Mathis est toujours assis dans sa poussette, et semble pour le moment indifférent. Il n’a pas repéré l’échassier qui nous observe avec une attention inquiète. Aussi surprise que lui sans doute par cette apparition, je m’efforce de ne plus bouger, essayant d’attirer discrètement son attention par des gestes lents et discrets. Au bout d’un moment, comme le héron ne bouge pas, je reprends notre progression le long de l’allée. Notre hôte se tient toujours immobile, et cette fois, Mathis l’a bien repéré sous les frondaisons du saule.
Un moment d’observation réciproque se prolonge ; Mathis reste très calme, il pointe juste son petit doigt vers notre nouvel ami, en geste d’amitié qui ne semble pas intimider outre mesure l’échassier :
Puis comme à regret, l’oiseau prend à nouveau ses distances. Lentement, il contourne la pelouse et gagne la roselière. Je ne peux accélérer notre avancée, de peur de l’effrayer. Au pied des gigantesques plantes aquatiques, il nous attend encore l’espace d’un instant, comme pour un adieu silencieux.
Puis il disparaît si vite que le temps d’un battement de cils, la barrière végétale s’est refermée sur notre compagnon, comme un charme envolé.
Notre ami a disparu et le charme s’est rompu.
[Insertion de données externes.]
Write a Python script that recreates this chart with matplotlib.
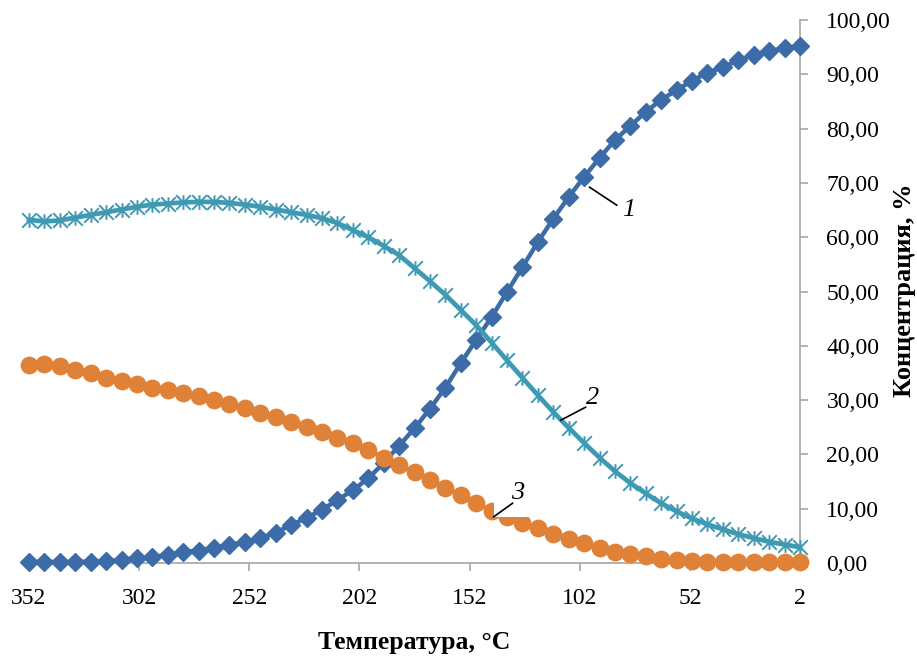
import matplotlib
matplotlib.use("Agg")
import matplotlib.pyplot as plt
from matplotlib.path import Path
from matplotlib.patches import Rectangle
from matplotlib.ticker import FuncFormatter

plt.rcParams['font.family'] = ['Liberation Serif', 'DejaVu Serif']

# temperature, °C (every 7 degrees from 352 down to 2)
temperature = [352, 345, 338, 331, 324, 317, 310, 303, 296, 289,
               282, 275, 268, 261, 254, 247, 240, 233, 226, 219,
               212, 205, 198, 191, 184, 177, 170, 163, 156, 149,
               142, 135, 128, 121, 114, 107, 100, 93, 86, 79,
               72, 65, 58, 51, 44, 37, 30, 23, 16, 9, 2]

# concentration, %
conc_1 = [0.2, 0.2, 0.2, 0.2, 0.25, 0.3, 0.6, 0.9, 1.1, 1.5,
          2.0, 2.3, 2.8, 3.4, 3.8, 4.6, 5.6, 7.0, 8.3, 9.8,
          11.6, 13.4, 15.6, 18.4, 21.6, 24.8, 28.4, 32.3, 36.8, 41.1,
          45.3, 49.9, 54.5, 59.1, 63.4, 67.4, 71.1, 74.6, 77.9, 80.5,
          83.1, 85.3, 87.1, 88.8, 90.3, 91.3, 92.6, 93.6, 94.3, 94.8, 95.2]
conc_2 = [63.2, 62.9, 63.1, 63.6, 64.1, 64.6, 65.1, 65.6, 66.0, 66.2,
          66.4, 66.5, 66.5, 66.3, 66.0, 65.6, 65.1, 64.6, 64.1, 63.5,
          62.6, 61.3, 60.0, 58.4, 56.7, 54.3, 51.9, 49.4, 46.6, 43.8,
          40.6, 37.3, 34.1, 30.9, 27.8, 24.9, 22.1, 19.4, 16.9, 14.7,
          12.8, 11.0, 9.5, 8.2, 7.1, 6.2, 5.3, 4.6, 3.9, 3.4, 2.9]
conc_3 = [36.5, 36.6, 36.3, 35.6, 34.9, 34.1, 33.5, 32.9, 32.3, 31.8,
          31.3, 30.8, 30.0, 29.2, 28.5, 27.7, 26.9, 26.0, 25.1, 24.1,
          23.1, 22.1, 20.8, 19.4, 18.0, 16.7, 15.3, 13.9, 12.5, 11.0,
          9.6, 8.4, 7.4, 6.4, 5.4, 4.4, 3.6, 2.8, 2.1, 1.6,
          1.2, 0.8, 0.5, 0.35, 0.25, 0.2, 0.15, 0.1, 0.1, 0.1, 0.1]

x_ticks = [352, 302, 252, 202, 152, 102, 52, 2]

blue = '#3b6ca7'
teal = '#3e9ab3'
orange = '#df8238'
axis_grey = '#a6a6a6'

# excel-like star marker: an x with a vertical bar
star = Path([(-1, -1), (1, 1), (-1, 1), (1, -1), (0, -1), (0, 1)],
            [Path.MOVETO, Path.LINETO, Path.MOVETO, Path.LINETO, Path.MOVETO, Path.LINETO])

fig = plt.figure(figsize=(9.17, 6.61), dpi=100)
ax = fig.add_axes([29 / 917, 1 - 563 / 661, 771 / 917, 543 / 661])

ax.plot(temperature, conc_1, color=blue, lw=3.2, marker='D', ms=9.2, clip_on=False, zorder=3)
ax.plot(temperature, conc_2, color=teal, lw=3.4, marker=star, ms=10.5, mew=1.4,
        mfc='none', mec=teal, clip_on=False, zorder=3)
ax.plot(temperature, conc_3, color=orange, lw=3, marker='o', ms=11.8, mec=orange, clip_on=False, zorder=3)

ax.set_xlim(352, 2)
ax.set_ylim(0, 100)
ax.set_xticks(x_ticks)
ax.set_yticks(range(0, 101, 10))
ax.yaxis.tick_right()
ax.yaxis.set_major_formatter(FuncFormatter(lambda v, p: f"{v:.2f}".replace('.', ',')))

for side in ['left', 'top']:
    ax.spines[side].set_visible(False)
for side in ['right', 'bottom']:
    ax.spines[side].set_color(axis_grey)
    ax.spines[side].set_linewidth(1.2)
ax.tick_params(axis='both', direction='out', length=6, width=1.2, color=axis_grey,
               labelsize=17, labelcolor='black')
ax.tick_params(axis='x', pad=12)
ax.tick_params(axis='y', pad=13)

# curve labels
ax.add_patch(Rectangle((124.3, 8.5), 16.8, 8.6, facecolor='white', edgecolor='none', zorder=4))
ax.plot([97.5, 85.2], [69.2, 65.9], color='black', lw=1.2, zorder=5)
ax.plot([110.6, 99.3], [26.3, 28.7], color='black', lw=1.2, zorder=5)
ax.plot([141.1, 132.5], [8.5, 11.0], color='black', lw=1.2, zorder=5)
ax.text(79.7, 65.0, '1', fontsize=19, style='italic', ha='center', va='center', zorder=5)
ax.text(96.1, 30.4, '2', fontsize=19, style='italic', ha='center', va='center', zorder=5)
ax.text(130.2, 12.9, '3', fontsize=19, style='italic', ha='center', va='center', zorder=5)

fig.text(414 / 917, 1 - 643 / 661, 'Температура, °C', fontsize=18.5, fontweight='bold',
         ha='center', va='center')
fig.text(904 / 917, 1 - 290 / 661, 'Концентрация, %', fontsize=19, fontweight='bold',
         rotation=90, ha='center', va='center')

fig.savefig('out.png', dpi=100)
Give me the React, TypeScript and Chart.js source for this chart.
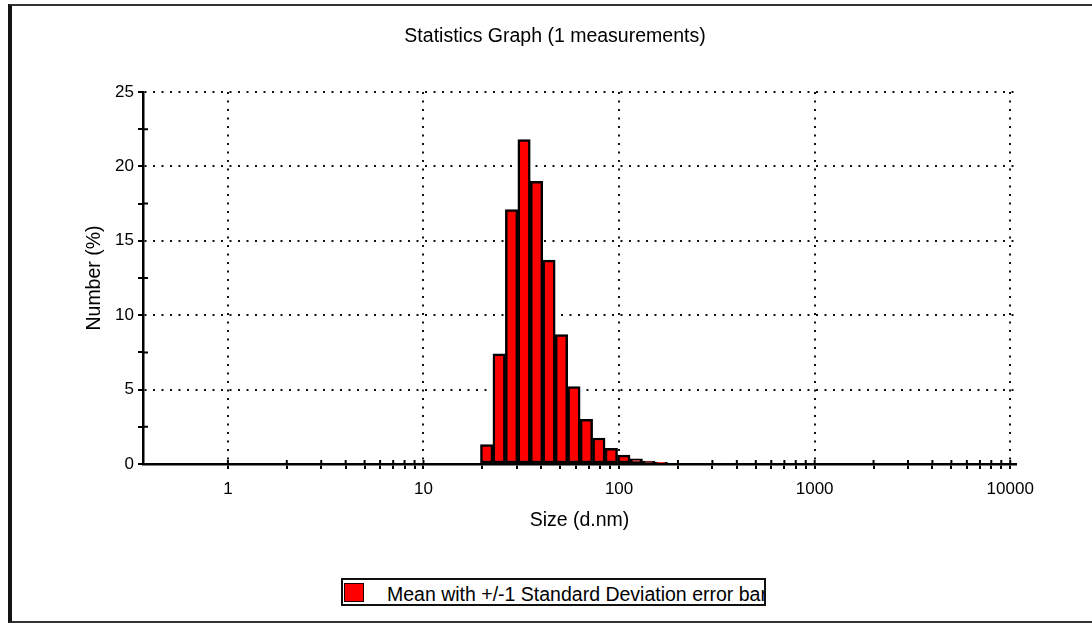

Enchantés néanmoins par cette rencontre, nous sommes retournés le lendemain en famille dans ce jardin extraordinaire. La petite foule du week-end a alors envahi l’aire de jeux, les allées le long du plan d’eau accueillent les promeneurs en quête de rêveries aquatiques, des amoureux dans leur bulle. Mais de notre Héron, pas la moindre trace, pas la plus petite rémige volant dans la brise. Notre solitaire s’est évaporé, il nous reste le souvenir d’une rencontre insolite, cadeau dans notre besace à souvenirs.